Barkley is the brain child of Gary Cantrell (Lazarus Lake) and Karl Henn (Raw Dog).  In 1985, they had been intrigued by the very few miles that James Earl Ray had covered back in 1977 during his 54.5-hour prison escape in the mountains.  Cantrell felt that he could do much better.  See Barkley Marathons – The Birth

That year Cantrell and Henn went up into that wilderness to backpack, in two days, the “boundary trail,” about 20 miles, constructed by the Civilian Conservation Corps decades earlier. Four people died building the trail. When they showed the rangers their route around the park, they were told that they wouldn’t be able to make it. The rangers didn’t want them to go on the hike because they didn’t want to have to rescue them. But the rangers were convinced to give them a permit. The first 7.5 miles took the two ten hours to cover.

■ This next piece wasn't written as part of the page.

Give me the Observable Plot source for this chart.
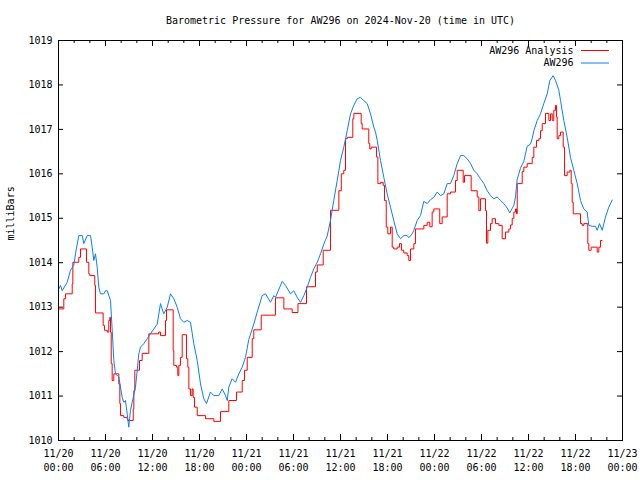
<!DOCTYPE html>
<html><head><meta charset="utf-8">
<script src="https://cdn.jsdelivr.net/npm/d3@7"></script>
<script src="https://cdn.jsdelivr.net/npm/@observablehq/plot@0.6"></script>
<style>body{margin:0;background:#fff} svg{display:block}</style>
</head><body><div id="chart"></div>
<script>
const title = "Barometric Pressure for AW296 on 2024-Nov-20 (time in UTC)";
const yLabel = "milliBars";
const startTime = "2024-11-20T00:00:00Z";
const endTime = "2024-11-23T00:00:00Z";
const yTicks = [1010, 1011, 1012, 1013, 1014, 1015, 1016, 1017, 1018, 1019];
const seriesNames = ["AW296 Analysis", "AW296"];
const seriesColors = ["#ff0000", "#0a80f0"];

// [hours since start, millibars]
const analysisSeries = [
[0,1012.96],[0.68,1013.19],[0.89,1013.30],[1.75,1013.52],[1.83,1014.01],[2.59,1014.12],[2.81,1014.31],[3.57,1014.01],[3.87,1013.75],[4.0,1013.71],
[4.63,1013.49],[4.72,1012.87],[5.70,1012.59],[5.87,1012.48],[6.22,1012.44],[6.42,1012.70],[6.55,1012.77],[6.64,1012.44],[6.73,1011.73],[6.85,1011.35],
[7.06,1011.50],[7.70,1011.27],[7.83,1010.83],[7.92,1010.56],[8.34,1010.52],[8.77,1010.49],[8.85,1010.45],[9.54,1010.71],[9.62,1011.12],[9.74,1011.58],
[10.34,1011.80],[10.68,1011.96],[11.53,1012.40],[12.79,1012.44],[13.02,1012.36],[13.66,1012.70],[13.79,1012.94],[14.64,1012.03],[14.72,1011.69],[15.06,1011.65],
[15.23,1011.46],[15.36,1011.69],[15.57,1011.87],[15.79,1012.38],[16.34,1011.84],[16.51,1011.65],[16.64,1011.16],[16.85,1011.01],[17.06,1011.16],[17.19,1010.97],
[17.36,1010.75],[17.71,1010.56],[18.77,1010.49],[19.83,1010.43],[20.68,1010.65],[21.74,1010.90],[22.72,1011.09],[23.45,1011.35],[23.74,1011.58],[24.09,1011.87],
[24.73,1012.29],[24.93,1012.49],[25.88,1012.82],[27.70,1013.21],[28.77,1012.96],[29.83,1012.88],[30.57,1013.08],[31.66,1013.46],[32.81,1013.79],[33.03,1013.95],
[33.79,1014.28],[34.72,1015.18],[35.79,1015.62],[36.10,1016.00],[36.42,1016.08],[36.64,1016.79],[36.86,1016.82],[37.57,1017.24],[37.70,1017.36],[38.64,1017.13],
[38.77,1017.01],[39.61,1016.68],[39.74,1016.56],[39.92,1016.60],[40.60,1016.38],[40.77,1015.78],[41.11,1015.81],[41.45,1015.74],[41.62,1015.40],[41.84,1014.80],
[42.04,1014.65],[42.38,1014.80],[42.60,1014.35],[42.80,1014.31],[43.24,1014.35],[43.53,1014.43],[43.79,1014.28],[44.08,1014.22],[44.51,1014.16],[44.72,1014.05],
[44.94,1014.31],[45.36,1014.43],[45.57,1014.76],[46.64,1014.84],[47.07,1014.91],[47.40,1014.81],[47.70,1015.14],[47.91,1015.21],[48.67,1014.88],[48.98,1015.03],
[49.62,1015.55],[50.04,1015.59],[50.68,1015.85],[50.90,1016.08],[51.66,1015.81],[51.83,1015.96],[52.68,1015.62],[53.45,1015.48],[53.66,1015.17],[53.87,1015.44],
[54.51,1015.17],[54.64,1014.44],[54.81,1014.73],[55.15,1014.88],[55.36,1014.99],[55.79,1014.88],[56.21,1014.84],[56.64,1014.54],[57.06,1014.69],[57.49,1014.76],
[57.70,1014.85],[57.92,1015.00],[58.13,1015.14],[58.34,1015.21],[58.47,1015.10],[58.56,1015.78],[59.20,1016.05],[59.40,1016.15],[59.83,1016.23],[60.47,1016.37],
[60.68,1016.60],[61.02,1016.75],[61.32,1016.79],[61.53,1016.97],[61.75,1017.13],[62.17,1017.36],[62.60,1017.20],[62.81,1017.35],[63.03,1017.20],[63.23,1017.43],
[63.45,1017.54],[63.58,1017.28],[63.66,1016.79],[63.87,1016.86],[64.09,1016.94],[64.43,1016.60],[64.60,1015.96],[64.94,1016.04],[65.28,1016.08],[65.45,1015.78],
[65.58,1015.36],[65.71,1015.10],[66.64,1014.88],[66.85,1014.84],[67.06,1014.88],[67.57,1014.43],[67.70,1014.28],[68.00,1014.35],[68.77,1014.24],[68.98,1014.35],
[69.19,1014.50],[69.41,1014.50]
];

const stationSeries = [
[0.04,1013.41],[0.26,1013.49],[0.47,1013.37],[1.11,1013.56],[1.53,1013.83],[1.95,1013.94],[2.17,1014.20],[2.59,1014.61],[3.03,1014.61],[3.23,1014.43],
[3.66,1014.61],[4.09,1014.61],[4.30,1014.35],[4.51,1014.05],[4.72,1014.20],[4.94,1013.90],[5.14,1013.45],[5.36,1013.30],[5.78,1013.30],[6.0,1013.37],
[6.22,1013.37],[6.64,1013.15],[6.86,1012.47],[7.06,1011.80],[7.28,1011.50],[7.70,1011.43],[8.13,1010.97],[8.34,1010.86],[8.55,1010.90],[8.77,1010.60],
[8.97,1010.30],[9.19,1010.68],[9.41,1010.86],[9.83,1011.20],[10.05,1011.58],[10.25,1011.95],[10.47,1012.10],[10.89,1012.18],[11.32,1012.29],[11.74,1012.40],
[12.60,1012.62],[13.02,1013.08],[13.44,1012.85],[13.88,1013.00],[14.30,1013.30],[14.72,1013.19],[15.15,1013.00],[15.57,1012.74],[16.0,1012.66],[16.43,1012.70],
[16.85,1012.66],[17.27,1012.18],[17.71,1011.80],[18.13,1011.27],[18.55,1010.94],[18.89,1010.83],[19.40,1011.09],[19.83,1011.01],[20.46,1011.01],[20.90,1011.16],
[21.32,1011.01],[21.54,1010.90],[21.74,1011.20],[22.17,1011.39],[22.60,1011.31],[23.02,1011.50],[23.45,1011.65],[23.87,1011.87],[24.29,1012.27],[24.93,1012.62],
[25.37,1012.89],[26.0,1013.26],[26.43,1013.30],[27.06,1013.11],[27.49,1013.26],[27.70,1013.22],[28.56,1013.58],[28.98,1013.49],[29.62,1013.30],[30.04,1013.37],
[30.47,1013.22],[30.89,1013.11],[31.32,1013.26],[31.75,1013.45],[32.17,1013.67],[32.59,1013.86],[33.03,1014.01],[33.45,1014.20],[33.87,1014.42],[34.30,1014.60],
[34.72,1014.95],[35.14,1015.40],[35.58,1015.85],[36.0,1016.30],[36.42,1016.60],[36.86,1016.97],[37.28,1017.35],[37.70,1017.54],[38.13,1017.69],[38.55,1017.72],
[38.97,1017.65],[39.41,1017.58],[39.83,1017.35],[40.25,1017.05],[40.47,1016.94],[40.69,1016.75],[41.11,1016.30],[41.53,1015.92],[41.96,1015.55],[42.38,1015.25],
[42.80,1014.95],[43.24,1014.65],[43.66,1014.54],[44.08,1014.61],[44.51,1014.61],[44.72,1014.56],[45.15,1014.65],[45.36,1014.73],[45.79,1014.95],[46.21,1015.06],
[46.63,1015.38],[47.07,1015.33],[47.49,1015.42],[47.91,1015.47],[48.34,1015.59],[48.77,1015.51],[49.19,1015.55],[49.62,1015.78],[50.04,1015.78],[50.46,1015.96],
[50.90,1016.23],[51.32,1016.41],[51.74,1016.41],[52.17,1016.34],[52.60,1016.23],[53.02,1016.08],[53.45,1016.00],[53.87,1015.89],[54.30,1015.78],[54.73,1015.62],
[55.15,1015.51],[55.57,1015.44],[56.0,1015.48],[56.43,1015.40],[56.85,1015.33],[57.28,1015.23],[57.61,1015.12],[58.13,1015.29],[58.34,1015.48],[58.56,1015.88],
[58.98,1016.13],[59.40,1016.28],[59.83,1016.62],[60.26,1016.67],[60.47,1016.79],[60.68,1016.97],[61.11,1017.20],[61.53,1017.35],[61.95,1017.58],[62.39,1017.80],
[62.72,1018.10],[63.15,1018.21],[63.45,1018.10],[63.87,1017.88],[64.09,1017.65],[64.51,1017.20],[64.94,1016.82],[65.36,1016.37],[65.78,1016.08],[66.22,1015.78],
[66.64,1015.40],[67.06,1015.21],[67.49,1015.14],[67.70,1014.84],[68.13,1014.82],[68.55,1014.82],[68.77,1014.73],[69.06,1014.88],[69.41,1014.73],[69.83,1015.03],
[70.25,1015.25],[70.69,1015.41]
];

const t0 = new Date(startTime), t1 = new Date(endTime);
const toRows = (arr, name) => arr.map(([h, v]) => ({time: new Date(+t0 + h * 3600e3), value: v, series: name}));
const analysisRows = toRows(analysisSeries, seriesNames[0]);
const stationRows = toRows(stationSeries, seriesNames[1]);
const majorTicks = d3.utcHour.every(6).range(t0, new Date(+t1 + 1));
const minorTicks = d3.utcHour.every(2).range(t0, new Date(+t1 + 1));
const yMin = yTicks[0], yMax = yTicks[yTicks.length - 1];

const W = 640, H = 480, mL = 58, mR = 18, mT = 40, mB = 40;
const innerW = W - mL - mR, innerH = H - mT - mB;
const fmt = d3.utcFormat("%m/%d\n%H:%M");

const chart = Plot.plot({
  width: W, height: H,
  marginLeft: mL, marginRight: mR, marginTop: mT, marginBottom: mB,
  style: {fontFamily: "'DejaVu Sans Mono', monospace", fontSize: "10px", background: "#fff", color: "#000"},
  x: {type: "utc", domain: [t0, t1]},
  y: {domain: [yMin, yMax]},
  marks: [
    Plot.ruleX(minorTicks, {x: d => d, insetTop: innerH - 3, stroke: "#000"}),
    Plot.ruleX(minorTicks, {x: d => d, insetBottom: innerH - 3, stroke: "#000"}),
    Plot.ruleX(majorTicks, {x: d => d, insetTop: innerH - 6, stroke: "#000"}),
    Plot.ruleX(majorTicks, {x: d => d, insetBottom: innerH - 6, stroke: "#000"}),
    Plot.ruleY(yTicks, {y: d => d, insetRight: innerW - 5, stroke: "#000"}),
    Plot.ruleY(yTicks, {y: d => d, insetLeft: innerW - 5, stroke: "#000"}),
    Plot.axisX({ticks: majorTicks, tickFormat: fmt, tickSize: 0, tickPadding: 7, lineHeight: 1.4, label: null}),
    Plot.axisY({ticks: yTicks, tickFormat: d => String(d), tickSize: 0, tickPadding: 6, label: null}),
    Plot.line(analysisRows, {x: "time", y: "value", stroke: seriesColors[0], strokeWidth: 1, curve: "step-after"}),
    Plot.line(stationRows, {x: "time", y: "value", stroke: seriesColors[1], strokeWidth: 1}),
    Plot.frame({stroke: "#000"}),
    Plot.text([title], {frameAnchor: "top", lineAnchor: "middle", dy: -20}),
    Plot.text([yLabel], {frameAnchor: "left", lineAnchor: "middle", rotate: -90, dx: -48}),
    Plot.text([seriesNames[0]], {frameAnchor: "top-right", textAnchor: "end", lineAnchor: "middle", dx: -49, dy: 10}),
    Plot.text([seriesNames[1]], {frameAnchor: "top-right", textAnchor: "end", lineAnchor: "middle", dx: -49, dy: 22.5}),
    Plot.ruleY([yMax], {y: d => d, insetLeft: 523, insetRight: 13, dy: 10, stroke: seriesColors[0]}),
    Plot.ruleY([yMax], {y: d => d, insetLeft: 523, insetRight: 13, dy: 22.5, stroke: seriesColors[1]})
  ]
});
document.getElementById("chart").appendChild(chart);
</script>
</body></html>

They did finish their backpack trip and told the rangers that they had some friends who would probably like to run the trail. The idea for Barkley had been hatched and a course was designed and plans put into to for the first year of the Barkley in 1986 at Frozen Head State Park.  Cantrell later said, “The best description of the course I’ve heard? Someone told me that every ultra has its signature hill, the nasty one that’s totally unreasonable and makes or breaks the race—the Barkley is like all those hills just put end on end.”